> [Task prompt] All of the data should be output character for character, except the pictures.

> [Materials provided]
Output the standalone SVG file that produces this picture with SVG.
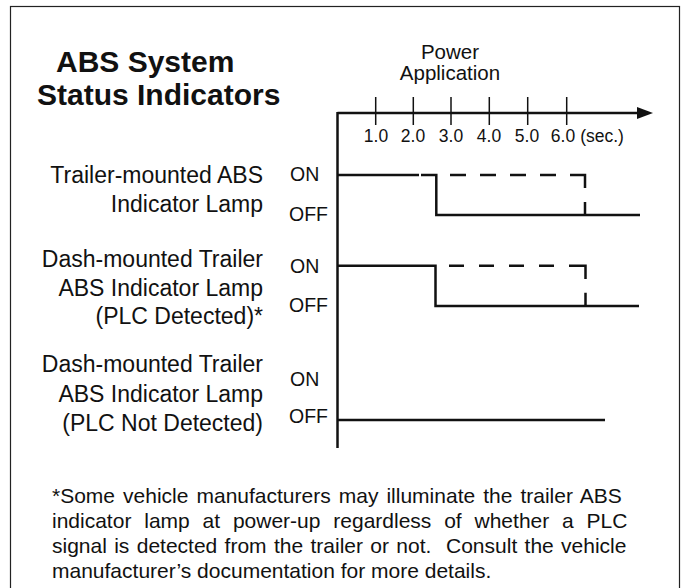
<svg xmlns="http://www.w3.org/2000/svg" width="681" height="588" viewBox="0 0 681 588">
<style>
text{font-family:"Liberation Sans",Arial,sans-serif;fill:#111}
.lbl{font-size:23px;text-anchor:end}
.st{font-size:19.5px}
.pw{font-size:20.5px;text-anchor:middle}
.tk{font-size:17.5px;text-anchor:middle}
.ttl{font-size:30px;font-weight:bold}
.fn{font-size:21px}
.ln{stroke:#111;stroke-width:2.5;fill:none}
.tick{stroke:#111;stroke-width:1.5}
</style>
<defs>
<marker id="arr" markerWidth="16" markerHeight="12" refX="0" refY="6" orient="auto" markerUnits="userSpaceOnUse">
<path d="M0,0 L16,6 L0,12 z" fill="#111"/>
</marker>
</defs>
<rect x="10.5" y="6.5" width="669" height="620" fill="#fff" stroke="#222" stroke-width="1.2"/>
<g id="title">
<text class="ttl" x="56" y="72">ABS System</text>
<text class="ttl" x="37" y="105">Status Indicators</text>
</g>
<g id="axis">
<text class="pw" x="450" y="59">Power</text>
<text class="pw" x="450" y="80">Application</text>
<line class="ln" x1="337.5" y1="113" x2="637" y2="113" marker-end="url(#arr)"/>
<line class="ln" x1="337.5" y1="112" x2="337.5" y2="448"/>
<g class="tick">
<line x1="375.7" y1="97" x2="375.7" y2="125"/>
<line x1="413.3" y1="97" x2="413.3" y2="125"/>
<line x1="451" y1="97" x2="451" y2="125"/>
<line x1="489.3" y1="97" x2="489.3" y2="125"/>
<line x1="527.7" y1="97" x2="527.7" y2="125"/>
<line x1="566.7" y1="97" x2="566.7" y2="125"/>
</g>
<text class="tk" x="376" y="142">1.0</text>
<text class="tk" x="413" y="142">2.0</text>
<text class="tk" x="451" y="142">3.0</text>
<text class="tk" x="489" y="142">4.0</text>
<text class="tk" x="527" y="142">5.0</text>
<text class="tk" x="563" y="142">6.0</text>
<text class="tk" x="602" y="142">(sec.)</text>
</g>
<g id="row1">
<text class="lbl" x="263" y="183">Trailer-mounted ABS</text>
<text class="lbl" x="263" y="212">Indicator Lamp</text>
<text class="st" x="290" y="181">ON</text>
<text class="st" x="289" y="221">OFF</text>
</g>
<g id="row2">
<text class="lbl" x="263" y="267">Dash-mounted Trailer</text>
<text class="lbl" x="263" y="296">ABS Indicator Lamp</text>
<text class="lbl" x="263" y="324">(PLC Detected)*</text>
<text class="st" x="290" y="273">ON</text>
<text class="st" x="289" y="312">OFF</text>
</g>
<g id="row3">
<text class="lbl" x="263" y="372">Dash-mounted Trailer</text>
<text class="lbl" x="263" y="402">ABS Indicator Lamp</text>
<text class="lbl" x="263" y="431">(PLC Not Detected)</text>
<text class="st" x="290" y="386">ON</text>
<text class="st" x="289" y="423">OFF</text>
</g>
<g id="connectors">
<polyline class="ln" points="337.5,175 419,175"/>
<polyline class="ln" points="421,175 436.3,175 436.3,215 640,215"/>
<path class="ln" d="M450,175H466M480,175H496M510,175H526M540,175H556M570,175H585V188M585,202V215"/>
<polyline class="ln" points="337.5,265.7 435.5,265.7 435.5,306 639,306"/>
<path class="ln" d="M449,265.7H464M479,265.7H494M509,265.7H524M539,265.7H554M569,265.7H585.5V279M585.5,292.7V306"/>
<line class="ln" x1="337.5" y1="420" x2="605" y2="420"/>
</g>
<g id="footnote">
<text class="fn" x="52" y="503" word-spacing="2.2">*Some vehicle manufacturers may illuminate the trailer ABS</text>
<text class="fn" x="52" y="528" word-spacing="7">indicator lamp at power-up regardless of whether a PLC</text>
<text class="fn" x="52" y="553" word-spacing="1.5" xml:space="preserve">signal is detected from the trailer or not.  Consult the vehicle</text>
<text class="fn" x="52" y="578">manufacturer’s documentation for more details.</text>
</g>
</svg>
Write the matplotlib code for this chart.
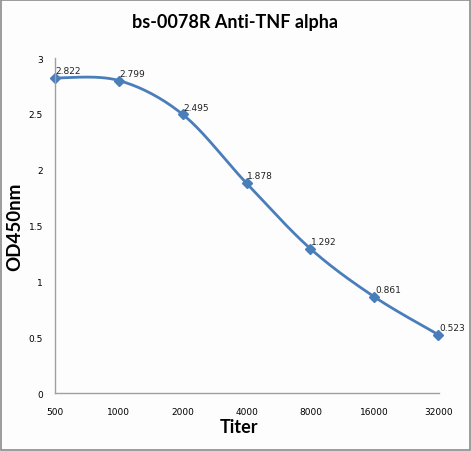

> [Answer to this problem]
Output the standalone SVG file that produces this picture with SVG.
<svg xmlns="http://www.w3.org/2000/svg" width="681" height="588" viewBox="0 0 681 588">
<style>
text{font-family:"Liberation Sans",Arial,sans-serif;fill:#111}
.lbl{font-size:23px;text-anchor:end}
.st{font-size:19.5px}
.pw{font-size:20.5px;text-anchor:middle}
.tk{font-size:17.5px;text-anchor:middle}
.ttl{font-size:30px;font-weight:bold}
.fn{font-size:21px}
.ln{stroke:#111;stroke-width:2.5;fill:none}
.tick{stroke:#111;stroke-width:1.5}
</style>
<defs>
<marker id="arr" markerWidth="16" markerHeight="12" refX="0" refY="6" orient="auto" markerUnits="userSpaceOnUse">
<path d="M0,0 L16,6 L0,12 z" fill="#111"/>
</marker>
</defs>
<rect x="10.5" y="6.5" width="669" height="620" fill="#fff" stroke="#222" stroke-width="1.2"/>
<g id="title">
<text class="ttl" x="56" y="72">ABS System</text>
<text class="ttl" x="37" y="105">Status Indicators</text>
</g>
<g id="axis">
<text class="pw" x="450" y="59">Power</text>
<text class="pw" x="450" y="80">Application</text>
<line class="ln" x1="337.5" y1="113" x2="637" y2="113" marker-end="url(#arr)"/>
<line class="ln" x1="337.5" y1="112" x2="337.5" y2="448"/>
<g class="tick">
<line x1="375.7" y1="97" x2="375.7" y2="125"/>
<line x1="413.3" y1="97" x2="413.3" y2="125"/>
<line x1="451" y1="97" x2="451" y2="125"/>
<line x1="489.3" y1="97" x2="489.3" y2="125"/>
<line x1="527.7" y1="97" x2="527.7" y2="125"/>
<line x1="566.7" y1="97" x2="566.7" y2="125"/>
</g>
<text class="tk" x="376" y="142">1.0</text>
<text class="tk" x="413" y="142">2.0</text>
<text class="tk" x="451" y="142">3.0</text>
<text class="tk" x="489" y="142">4.0</text>
<text class="tk" x="527" y="142">5.0</text>
<text class="tk" x="563" y="142">6.0</text>
<text class="tk" x="602" y="142">(sec.)</text>
</g>
<g id="row1">
<text class="lbl" x="263" y="183">Trailer-mounted ABS</text>
<text class="lbl" x="263" y="212">Indicator Lamp</text>
<text class="st" x="290" y="181">ON</text>
<text class="st" x="289" y="221">OFF</text>
</g>
<g id="row2">
<text class="lbl" x="263" y="267">Dash-mounted Trailer</text>
<text class="lbl" x="263" y="296">ABS Indicator Lamp</text>
<text class="lbl" x="263" y="324">(PLC Detected)*</text>
<text class="st" x="290" y="273">ON</text>
<text class="st" x="289" y="312">OFF</text>
</g>
<g id="row3">
<text class="lbl" x="263" y="372">Dash-mounted Trailer</text>
<text class="lbl" x="263" y="402">ABS Indicator Lamp</text>
<text class="lbl" x="263" y="431">(PLC Not Detected)</text>
<text class="st" x="290" y="386">ON</text>
<text class="st" x="289" y="423">OFF</text>
</g>
<g id="connectors">
<polyline class="ln" points="337.5,175 419,175"/>
<polyline class="ln" points="421,175 436.3,175 436.3,215 640,215"/>
<path class="ln" d="M450,175H466M480,175H496M510,175H526M540,175H556M570,175H585V188M585,202V215"/>
<polyline class="ln" points="337.5,265.7 435.5,265.7 435.5,306 639,306"/>
<path class="ln" d="M449,265.7H464M479,265.7H494M509,265.7H524M539,265.7H554M569,265.7H585.5V279M585.5,292.7V306"/>
<line class="ln" x1="337.5" y1="420" x2="605" y2="420"/>
</g>
<g id="footnote">
<text class="fn" x="52" y="503" word-spacing="2.2">*Some vehicle manufacturers may illuminate the trailer ABS</text>
<text class="fn" x="52" y="528" word-spacing="7">indicator lamp at power-up regardless of whether a PLC</text>
<text class="fn" x="52" y="553" word-spacing="1.5" xml:space="preserve">signal is detected from the trailer or not.  Consult the vehicle</text>
<text class="fn" x="52" y="578">manufacturer’s documentation for more details.</text>
</g>
</svg>
Write the matplotlib code for this chart.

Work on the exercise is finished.